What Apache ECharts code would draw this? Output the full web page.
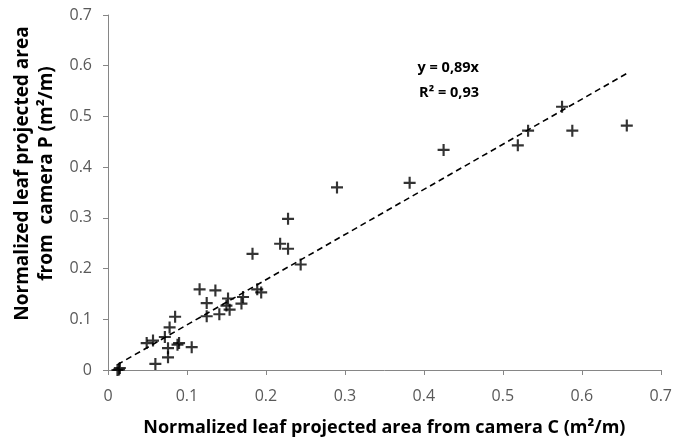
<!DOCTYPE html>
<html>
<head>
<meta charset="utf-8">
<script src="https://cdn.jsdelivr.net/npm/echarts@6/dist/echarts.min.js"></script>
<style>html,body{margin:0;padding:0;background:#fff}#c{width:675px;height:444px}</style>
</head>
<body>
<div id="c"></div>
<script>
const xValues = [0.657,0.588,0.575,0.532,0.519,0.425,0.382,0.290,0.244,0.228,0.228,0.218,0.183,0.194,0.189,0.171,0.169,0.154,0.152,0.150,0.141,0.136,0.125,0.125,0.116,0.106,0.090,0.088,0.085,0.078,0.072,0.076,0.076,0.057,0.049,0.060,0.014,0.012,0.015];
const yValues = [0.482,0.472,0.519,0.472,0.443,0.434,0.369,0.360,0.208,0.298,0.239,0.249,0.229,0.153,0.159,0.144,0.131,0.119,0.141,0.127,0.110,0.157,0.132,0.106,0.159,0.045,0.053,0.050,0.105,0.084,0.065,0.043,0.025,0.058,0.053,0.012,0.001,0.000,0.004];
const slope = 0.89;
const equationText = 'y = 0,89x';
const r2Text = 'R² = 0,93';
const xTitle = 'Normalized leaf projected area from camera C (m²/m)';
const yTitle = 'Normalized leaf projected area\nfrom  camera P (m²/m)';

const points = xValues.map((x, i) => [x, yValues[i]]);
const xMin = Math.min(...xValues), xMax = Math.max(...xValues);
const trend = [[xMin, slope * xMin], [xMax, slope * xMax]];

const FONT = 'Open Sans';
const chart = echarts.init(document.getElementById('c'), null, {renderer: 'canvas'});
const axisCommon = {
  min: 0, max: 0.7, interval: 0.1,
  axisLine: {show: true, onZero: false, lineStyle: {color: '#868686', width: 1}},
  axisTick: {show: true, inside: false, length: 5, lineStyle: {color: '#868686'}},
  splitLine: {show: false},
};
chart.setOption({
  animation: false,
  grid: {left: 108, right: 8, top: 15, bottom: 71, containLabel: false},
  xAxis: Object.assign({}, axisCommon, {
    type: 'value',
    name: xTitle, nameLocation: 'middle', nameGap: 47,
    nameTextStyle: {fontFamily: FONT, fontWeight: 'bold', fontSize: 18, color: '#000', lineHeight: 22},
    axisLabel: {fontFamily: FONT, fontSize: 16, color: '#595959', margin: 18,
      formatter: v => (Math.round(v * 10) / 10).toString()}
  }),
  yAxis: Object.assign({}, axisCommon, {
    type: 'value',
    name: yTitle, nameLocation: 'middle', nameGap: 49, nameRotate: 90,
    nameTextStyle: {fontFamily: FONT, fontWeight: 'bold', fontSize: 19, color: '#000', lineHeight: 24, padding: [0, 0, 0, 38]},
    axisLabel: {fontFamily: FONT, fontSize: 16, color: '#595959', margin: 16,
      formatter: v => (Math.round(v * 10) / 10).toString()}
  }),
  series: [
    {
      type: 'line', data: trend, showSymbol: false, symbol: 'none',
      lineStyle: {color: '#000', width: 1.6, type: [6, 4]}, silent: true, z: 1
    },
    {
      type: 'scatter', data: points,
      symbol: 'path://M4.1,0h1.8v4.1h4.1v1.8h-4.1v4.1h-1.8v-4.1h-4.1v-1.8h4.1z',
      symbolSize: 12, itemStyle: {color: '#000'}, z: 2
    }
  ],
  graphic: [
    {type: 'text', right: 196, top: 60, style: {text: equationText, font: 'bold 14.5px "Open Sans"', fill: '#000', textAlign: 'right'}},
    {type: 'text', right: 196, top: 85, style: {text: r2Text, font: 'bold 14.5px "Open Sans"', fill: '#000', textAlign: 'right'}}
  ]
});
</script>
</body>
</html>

§

Directive
Each line from the top of the material through the line containing "const trend = [[xMin, slope" should be reproduced exactly; please drop any images.

Written answer
What Apache ECharts code would draw this? Output the full web page.
<!DOCTYPE html>
<html>
<head>
<meta charset="utf-8">
<script src="https://cdn.jsdelivr.net/npm/echarts@6/dist/echarts.min.js"></script>
<style>html,body{margin:0;padding:0;background:#fff}#c{width:675px;height:444px}</style>
</head>
<body>
<div id="c"></div>
<script>
const xValues = [0.657,0.588,0.575,0.532,0.519,0.425,0.382,0.290,0.244,0.228,0.228,0.218,0.183,0.194,0.189,0.171,0.169,0.154,0.152,0.150,0.141,0.136,0.125,0.125,0.116,0.106,0.090,0.088,0.085,0.078,0.072,0.076,0.076,0.057,0.049,0.060,0.014,0.012,0.015];
const yValues = [0.482,0.472,0.519,0.472,0.443,0.434,0.369,0.360,0.208,0.298,0.239,0.249,0.229,0.153,0.159,0.144,0.131,0.119,0.141,0.127,0.110,0.157,0.132,0.106,0.159,0.045,0.053,0.050,0.105,0.084,0.065,0.043,0.025,0.058,0.053,0.012,0.001,0.000,0.004];
const slope = 0.89;
const equationText = 'y = 0,89x';
const r2Text = 'R² = 0,93';
const xTitle = 'Normalized leaf projected area from camera C (m²/m)';
const yTitle = 'Normalized leaf projected area\nfrom  camera P (m²/m)';

const points = xValues.map((x, i) => [x, yValues[i]]);
const xMin = Math.min(...xValues), xMax = Math.max(...xValues);
const trend = [[xMin, slope * xMin], [xMax, slope * xMax]];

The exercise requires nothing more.